Just listen to the negotiation ideas that Sidhu and all of his council members publicly supported last month at the city council meeting.

No public subsidy.

No tax give-away.

Market-based rent or sales for city-owned land.

If those are indeed the guiding principles, I’m left wondering what’s there left to talk about in closed session?

City Councilman Jordan Brandman also suggested that he wants to see a community benefits agreement in exchange for his support.

“We must have a full community benefits agreement over and above a project labor agreement that long term invests in our communities,” Brandman said. “It is absolutely binary for me. A yes or no. That either happens or I’m not going to be supportive.”

Now, that kind of complex deal is about much more than just selling off a piece of city land.

It also seems to me that kind of deal would take longer to put together and explain to the public than the current, three-month window offers.

Yet sunlight is something that city leaders and team officials clearly seem to truly fear in Anaheim.

Indeed, this past month, the day after a neighborhood community meeting on the stadium issue, Sidhu responded to popular questioning by disclosing that city officials have all but given up on the name, Anaheim, in the Angels name as part of their negotiation strategy.

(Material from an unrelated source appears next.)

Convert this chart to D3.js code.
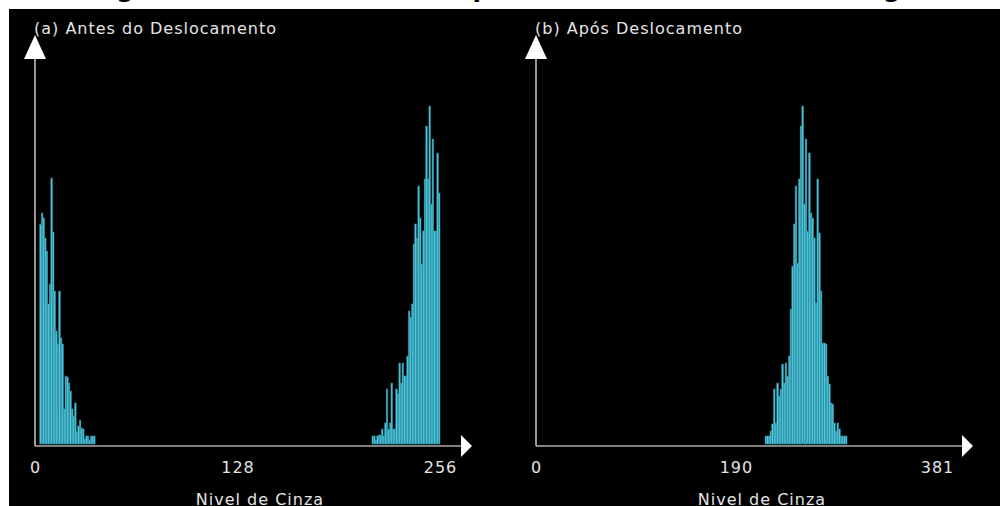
<!DOCTYPE html>
<html>
<head>
<meta charset="utf-8">
<script src="https://cdn.jsdelivr.net/npm/d3@7"></script>
<style>
  body { margin: 0; background: #fff; }
  text { font-family: "DejaVu Sans", sans-serif; }
</style>
</head>
<body>
<div id="chart"></div>
<script>
// gray level histograms, heights in relative count units
const beforeLowStart = 3;
const beforeLow = [220, 231, 226, 206, 193, 140, 160, 266, 212, 153, 113, 100, 153, 106, 100,
    35, 68, 67, 61, 53, 35, 28, 41, 12, 18, 24, 16, 15, 5, 8, 8, 4, 8, 8, 8];
const beforeHighStart = 213;
const beforeHigh = [8, 8, 4, 8, 9, 9, 15, 8, 21, 55, 15, 21, 61, 15, 15, 55, 50, 81, 61, 81, 68, 68,
    88, 133, 127, 140, 200, 220, 206, 258, 226, 180, 213, 265, 318, 265, 338, 240, 305, 213, 213, 291, 251];
const afterStart = 217.6;
const afterBinWidth = 1.59;
const after = [8, 8, 8, 13, 20, 55, 21, 61, 48, 55, 80, 61, 81, 68, 88, 135, 178, 220, 258, 181, 265,
    318, 338, 240, 305, 213, 291, 231, 226, 206, 141, 265, 211, 153, 101, 101, 100, 68, 60, 41, 40,
    21, 13, 21, 15, 8, 8, 8, 8];

const beforeTicks = [0, 128, 256];
const afterTicks = [0, 190, 381];
const panelTitles = ["(a) Antes do Deslocamento", "(b) Após Deslocamento"];
const axisTitle = "Nivel de Cinza";
const mainTitle = "Histograma Bimodal Antes e Após o Deslocamento do Histograma";

const W = 1000, H = 506;
const barFill = "#52c8dc", barStroke = "#2a8ea2", ink = "#e4e4e4";

const svg = d3.select("#chart").append("svg")
    .attr("width", W)
    .attr("height", H);

// title above the frame, only the descender tips reach into view
svg.append("text")
    .attr("x", W / 2 + 8)
    .attr("y", -3)
    .attr("text-anchor", "middle")
    .attr("font-size", 25)
    .attr("font-weight", "bold")
    .attr("fill", "#000")
    .text(mainTitle);

svg.append("rect")
    .attr("x", 9).attr("y", 9)
    .attr("width", W - 9).attr("height", H - 9)
    .attr("fill", "#000");

const y = d3.scaleLinear().domain([0, 350]).range([444, 94]);

function drawPanel(opts) {
    const g = svg.append("g");
    const x = opts.x;
    const x0 = x.range()[0];
    const base = 446;

    // bars
    opts.series.forEach(s => {
        g.selectAll(null)
            .data(s.values)
            .join("rect")
            .attr("x", (d, i) => x(s.start + i * s.step))
            .attr("y", d => y(d))
            .attr("width", x(s.step) - x(0))
            .attr("height", d => y(0) - y(d))
            .attr("fill", barFill)
            .attr("stroke", barStroke)
            .attr("stroke-width", 0.55);
    });

    // axes with arrow heads
    g.append("line")
        .attr("x1", x0).attr("y1", base)
        .attr("x2", opts.arrowX - 11).attr("y2", base)
        .attr("stroke", "#fff").attr("stroke-width", 1.2);
    g.append("line")
        .attr("x1", x0).attr("y1", base)
        .attr("x2", x0).attr("y2", 58)
        .attr("stroke", "#fff").attr("stroke-width", 1.2);
    g.append("path")
        .attr("d", `M${opts.arrowX},${base}L${opts.arrowX - 11},${base - 11}L${opts.arrowX - 11},${base + 11}Z`)
        .attr("fill", "#fff");
    g.append("path")
        .attr("d", `M${x0},35L${x0 - 11},59L${x0 + 11},59Z`)
        .attr("fill", "#fff");

    g.selectAll(null)
        .data(opts.ticks)
        .join("text")
        .attr("x", d => x(d) + 0.5)
        .attr("y", 473)
        .attr("text-anchor", "middle")
        .attr("font-size", 16)
        .attr("letter-spacing", 1)
        .attr("fill", ink)
        .text(d => d);

    g.append("text")
        .attr("x", opts.axisTitleX)
        .attr("y", 505)
        .attr("text-anchor", "middle")
        .attr("font-size", 16)
        .attr("letter-spacing", 1)
        .attr("fill", ink)
        .text(axisTitle);

    g.append("text")
        .attr("x", x0 - 1)
        .attr("y", 34)
        .attr("font-size", 16)
        .attr("letter-spacing", 1)
        .attr("fill", ink)
        .text(opts.title);
}

drawPanel({
    x: d3.scaleLinear().domain([0, 256]).range([35, 440]),
    series: [
        { start: beforeLowStart, step: 1, values: beforeLow },
        { start: beforeHighStart, step: 1, values: beforeHigh }
    ],
    ticks: beforeTicks,
    arrowX: 472,
    axisTitleX: 260,
    title: panelTitles[0]
});

drawPanel({
    x: d3.scaleLinear().domain([0, 381]).range([536, 937]),
    series: [
        { start: afterStart, step: afterBinWidth, values: after }
    ],
    ticks: afterTicks,
    arrowX: 973,
    axisTitleX: 762,
    title: panelTitles[1]
});
</script>
</body>
</html>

According to his council colleague, Kring, in later comments from the city council dais, the Angels have made it clear that the Anaheim brand is a poison pill requirement that would kill any negotiations.

Even though, if I remember correctly, the Angels chiefly won the city lawsuit against them for adding Los Angeles to their name because they left the word, Anaheim, in their name.

Today, I don’t see word, “Anaheim” anywhere on their marketing materials or on their website.

Yet listening to Sidhu and other city council members from the dais, it seems as if the city commitment to the name Anaheim – in the current lease – has already been dropped.

Watching the steady flow of concessions from city hall since 2013 leaves me wondering what exactly is the Anaheim taxpayer getting in exchange?

Over the next three months, we finally get to find out.